A KASHAN MOULDED TURQUOISE, BLUE AND LUSTRE INSCRIPTION TILE

CENTRAL PERSIA, DATED AH 665/1266-7 AD

Details
A KASHAN MOULDED TURQUOISE, BLUE AND LUSTRE INSCRIPTION TILE
CENTRAL PERSIA, DATED AH 665/1266-7 AD
Of rectangular form, the ivory ground with scrolling trefoil meandering vine around a raised cobalt-blue glazed naskh inscription, a narrow turquoise stripe above and below, glaze chip above
11 1/8 x 5 7/8in. (28.2 x 14.8cm.)

Lot Essay

Four other tiles from this series were offered in these Rooms 25 April 1995, lot 245. The inscriptions on those tiles showed them originally to have been made for the interior of an important tomb.
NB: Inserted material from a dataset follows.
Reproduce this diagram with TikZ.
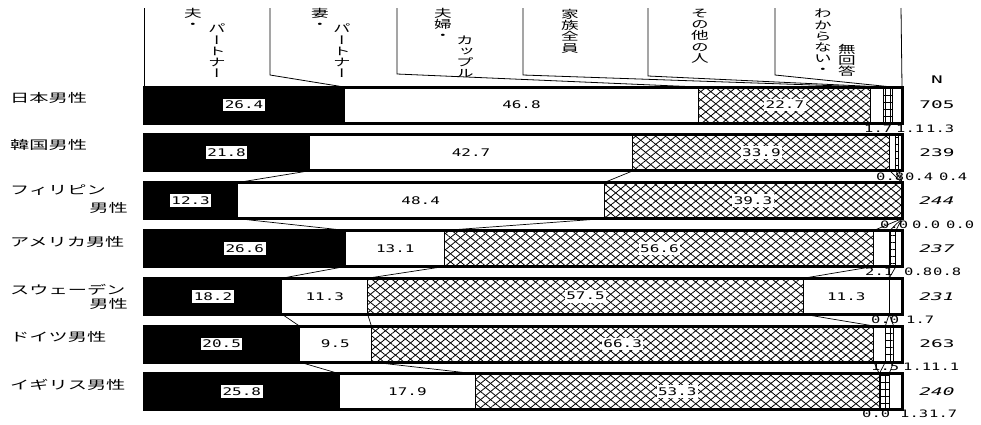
\documentclass[tikz,border=0pt]{standalone}
\usepackage{fontspec}
\usetikzlibrary{patterns.meta}
\newfontfamily\jpf{Noto Sans CJK JP}[FakeStretch=1.6]
\newfontfamily\jpvf{Noto Sans CJK JP}[FakeStretch=1.6,RawFeature=+vert]
\newfontfamily\numf{DejaVu Sans Mono}[FakeStretch=1.52]
\newfontfamily\numnf{DejaVu Sans Mono}[FakeStretch=1.85]
\tikzset{
 segb/.style={fill=black,draw=black,line width=1pt},
 segw/.style={fill=white,draw=black,line width=1pt},
 segedge/.style={draw=black,line width=1pt},
 xhatchA/.style={pattern={Lines[angle=39,distance=6.3pt,line width=0.8pt]}},
 xhatchB/.style={pattern={Lines[angle=-39,distance=6.3pt,line width=0.8pt]}},
 gridA/.style={pattern={Lines[angle=0,distance=7pt,line width=0.8pt]}},
 gridB/.style={pattern={Lines[angle=90,distance=5pt,line width=0.8pt]}},
 barframe/.style={draw=black,line width=3pt},
 series/.style={draw=black,line width=0.7pt},
 hline/.style={draw=black,line width=0.8pt},
 inlbl/.style={font=\numf\fontsize{10.5}{12}\selectfont,fill=white,inner xsep=1.5pt,inner ysep=2.5pt},
 smlbl/.style={font=\numf\fontsize{10.2}{12}\selectfont,inner sep=0pt,anchor=west},
 nlbl/.style={font=\numnf\fontsize{10.5}{12}\selectfont,inner sep=0pt},
 rowlbl/.style={font=\jpf\fontsize{12}{14}\selectfont,inner sep=0pt},
 hdr/.style={font=\jpvf\fontsize{11}{11.2}\selectfont,align=center,inner sep=0pt},
}
% #1 row index, #2 top y, #3..#8 six shares
\newcommand\barrow[8]{%
  \pgfmathsetmacro\bxA{144+7.58*(#3)}%
  \pgfmathsetmacro\bxB{\bxA+7.58*(#4)}%
  \pgfmathsetmacro\bxC{\bxB+7.58*(#5)}%
  \pgfmathsetmacro\bxD{\bxC+7.58*(#6)}%
  \pgfmathsetmacro\bxE{\bxD+7.58*(#7)}%
  \pgfmathsetmacro\byB{#2+36}%
  \pgfmathsetmacro\byM{#2+18}%
  \path[segb] (144,#2) rectangle (\bxA,\byB);
  \path[segw] (\bxA,#2) rectangle (\bxB,\byB);
  \path[fill=white] (\bxB,#2) rectangle (\bxC,\byB);
  \path[xhatchA] (\bxB,#2) rectangle (\bxC,\byB);
  \path[xhatchB] (\bxB,#2) rectangle (\bxC,\byB);
  \path[segedge] (\bxB,#2) rectangle (\bxC,\byB);
  \path[segw] (\bxC,#2) rectangle (\bxD,\byB);
  \path[fill=white] (\bxD,#2) rectangle (\bxE,\byB);
  \path[gridA] (\bxD,#2) rectangle (\bxE,\byB);
  \path[gridB] (\bxD,#2) rectangle (\bxE,\byB);
  \path[segedge] (\bxD,#2) rectangle (\bxE,\byB);
  \path[segw] (\bxE,#2) rectangle (902,\byB);
  \path[barframe] (144,#2) rectangle (902,\byB);
  \coordinate (r#1-0-t) at (144,#2);
  \coordinate (r#1-1-t) at (\bxA,#2);  \coordinate (r#1-1-b) at (\bxA,\byB);
  \coordinate (r#1-2-t) at (\bxB,#2);  \coordinate (r#1-2-b) at (\bxB,\byB);
  \coordinate (r#1-3-t) at (\bxC,#2);  \coordinate (r#1-3-b) at (\bxC,\byB);
  \coordinate (r#1-4-t) at (\bxD,#2);  \coordinate (r#1-4-b) at (\bxD,\byB);
  \coordinate (r#1-5-t) at (\bxE,#2);  \coordinate (r#1-5-b) at (\bxE,\byB);
  \coordinate (r#1-6-t) at (902,#2);
  \coordinate (r#1-m1) at ({(144+\bxA)/2},\byM);
  \coordinate (r#1-m2) at ({(\bxA+\bxB)/2},\byM);
  \coordinate (r#1-m3) at ({(\bxB+\bxC)/2},\byM);
  \coordinate (r#1-m4) at ({(\bxC+\bxD)/2},\byM);
  \coordinate (r#1-n) at (937,\byM);
}
\begin{document}
\begin{tikzpicture}[x=1pt,y=-1pt]
\useasboundingbox[fill=white] (0,0) rectangle (981,424);
% bars
\barrow{1}{87}{26.4}{46.8}{22.7}{1.7}{1.1}{1.3}
\barrow{2}{134.8}{21.8}{42.7}{33.9}{0.8}{0.4}{0.4}
\barrow{3}{182.6}{12.3}{48.4}{39.3}{0.0}{0.0}{0.0}
\barrow{4}{230.4}{26.6}{13.1}{56.6}{2.1}{0.8}{0.8}
\barrow{5}{278.2}{18.2}{11.3}{57.5}{11.3}{0.0}{1.7}
\barrow{6}{326}{20.5}{9.5}{66.3}{1.5}{1.1}{1.1}
\barrow{7}{373.8}{25.8}{17.9}{53.3}{0.0}{1.3}{1.7}
% series lines
\foreach \i/\j in {2/3,3/4,4/5,5/6,6/7}
  \foreach \k in {1,...,5}
    \draw[series] (r\i-\k-b) -- (r\j-\k-t);
% header lines
\coordinate (h1t) at (144,8);
\coordinate (h2t) at (270,8); \coordinate (h2b) at (270,75);
\coordinate (h3t) at (397,8); \coordinate (h3b) at (397,74);
\coordinate (h4t) at (523,8); \coordinate (h4b) at (523,75);
\coordinate (h5t) at (648,8); \coordinate (h5b) at (648,76);
\coordinate (h6t) at (775,8); \coordinate (h6b) at (775,75);
\coordinate (h7t) at (901,8);
\draw[hline] (h1t) -- (r1-0-t);
\draw[hline] (h2t) -- (h2b) -- (r1-1-t);
\draw[hline] (h3t) -- (h3b) -- (r1-2-t);
\draw[hline] (h4t) -- (h4b) -- (r1-3-t);
\draw[hline] (h5t) -- (h5b) -- (r1-4-t);
\draw[hline] (h6t) -- (h6b) -- (r1-5-t);
\draw[hline] (h7t) -- (r1-6-t);
% header texts
\node[hdr,anchor=north] (h1a) at (193,8) {夫\\・};
\node[hdr,anchor=south] (h1b) at (217,78) {パ\\ー\\ト\\ナ\\ー};
\node[hdr,anchor=north] (h2a) at (320,8) {妻\\・};
\node[hdr,anchor=south] (h2b) at (342,78) {パ\\ー\\ト\\ナ\\ー};
\node[hdr,anchor=north] (h3a) at (443,8) {夫\\婦\\・};
\node[hdr,anchor=south] (h3b) at (465,78) {カ\\ッ\\プ\\ル};
\node[hdr,anchor=north] (h4a) at (570,9) {家\\族\\全\\員};
\node[hdr,anchor=north] (h5a) at (700,9) {そ\\の\\他\\の\\人};
\node[hdr,anchor=north] (h6a) at (823,9) {わ\\か\\ら\\な\\い\\・};
\node[hdr,anchor=south] (h6b) at (847,77) {無\\回\\答};
\node[nlbl] (nh) at (937,80) {N};
% row labels
\node[rowlbl,anchor=west] (c1) at (10,98) {日本男性};
\node[rowlbl,anchor=west] (c2) at (10,145) {韓国男性};
\node[rowlbl,anchor=west] (c3a) at (10,190) {フィリピン};
\node[rowlbl,anchor=east] (c3b) at (128,208) {男性};
\node[rowlbl,anchor=west] (c4) at (10,242) {アメリカ男性};
\node[rowlbl,anchor=west] (c5a) at (10,290) {スウェーデン};
\node[rowlbl,anchor=east] (c5b) at (128,304) {男性};
\node[rowlbl,anchor=west] (c6) at (10,337) {ドイツ男性};
\node[rowlbl,anchor=west] (c7) at (10,385) {イギリス男性};
% in-bar labels
\node[inlbl] (v11) at (r1-m1) {26.4};
\node[inlbl] (v12) at (r1-m2) {46.8};
\node[inlbl] (v13) at (r1-m3) {22.7};
\node[inlbl] (v21) at (r2-m1) {21.8};
\node[inlbl] (v22) at (r2-m2) {42.7};
\node[inlbl] (v23) at (r2-m3) {33.9};
\node[inlbl] (v31) at (r3-m1) {12.3};
\node[inlbl] (v32) at (r3-m2) {48.4};
\node[inlbl] (v33) at (r3-m3) {39.3};
\node[inlbl] (v41) at (r4-m1) {26.6};
\node[inlbl] (v42) at (r4-m2) {13.1};
\node[inlbl] (v43) at (r4-m3) {56.6};
\node[inlbl] (v51) at (r5-m1) {18.2};
\node[inlbl] (v52) at (r5-m2) {11.3};
\node[inlbl] (v53) at (r5-m3) {57.5};
\node[inlbl] (v54) at (r5-m4) {11.3};
\node[inlbl] (v61) at (r6-m1) {20.5};
\node[inlbl] (v62) at (r6-m2) {9.5};
\node[inlbl] (v63) at (r6-m3) {66.3};
\node[inlbl] (v71) at (r7-m1) {25.8};
\node[inlbl] (v72) at (r7-m2) {17.9};
\node[inlbl] (v73) at (r7-m3) {53.3};
% small labels
\node[smlbl] (s14) at (864,129) {1.7};
\node[smlbl] (s15) at (896,129) {1.1};
\node[smlbl] (s16) at (926,129) {1.3};
\node[smlbl] (s24) at (876,177) {0.8};
\node[smlbl] (s25) at (905,177) {0.4};
\node[smlbl] (s26) at (939,177) {0.4};
\node[smlbl] (s34) at (880,225) {0.0};
\node[smlbl] (s35) at (912,225) {0.0};
\node[smlbl] (s36) at (946,225) {0.0};
\node[smlbl] (s44) at (865,272) {2.1};
\node[smlbl] (s45) at (904,272) {0.8};
\node[smlbl] (s46) at (933,272) {0.8};
\node[smlbl] (s55) at (871,320) {0.0};
\node[smlbl] (s56) at (906,320) {1.7};
\node[smlbl] (s64) at (871,367) {1.5};
\node[smlbl] (s65) at (903,367) {1.1};
\node[smlbl] (s66) at (931,367) {1.1};
\node[smlbl] (s74) at (862,414) {0.0};
\node[smlbl] (s75) at (900,414) {1.3};
\node[smlbl] (s76) at (929,414) {1.7};
% N values
\node[nlbl] (n1) at (r1-n) {705};
\node[nlbl] (n2) at (r2-n) {239};
\node[nlbl] (n3) at (r3-n) {\itshape 244};
\node[nlbl] (n4) at (r4-n) {\itshape 237};
\node[nlbl] (n5) at (r5-n) {\itshape 231};
\node[nlbl] (n6) at (r6-n) {263};
\node[nlbl] (n7) at (r7-n) {\itshape 240};
\end{tikzpicture}
\end{document}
In the note to that lot we speculated a link between those tiles and a mihrab tile, now in the Victoria and Albert Museum (inv. no. 469-1888, Pope, A.U.: Masterpieces of Persian Art, New York, 1945, pl.81, and Watson, O.: Persian Lustre Ware, London, 1985, pl.111, pp.134 and 191). The identical date on the present tile and on the mihrab shows this suggestion to have been correct. It has been proposed that the larger mihrab tile was part of the contemporary revetments made for the shrine at Najaf (1260s), the Imamzada Ja'far at Damghan (1266-7), or the Imamzada Ja'far at Qum (1266).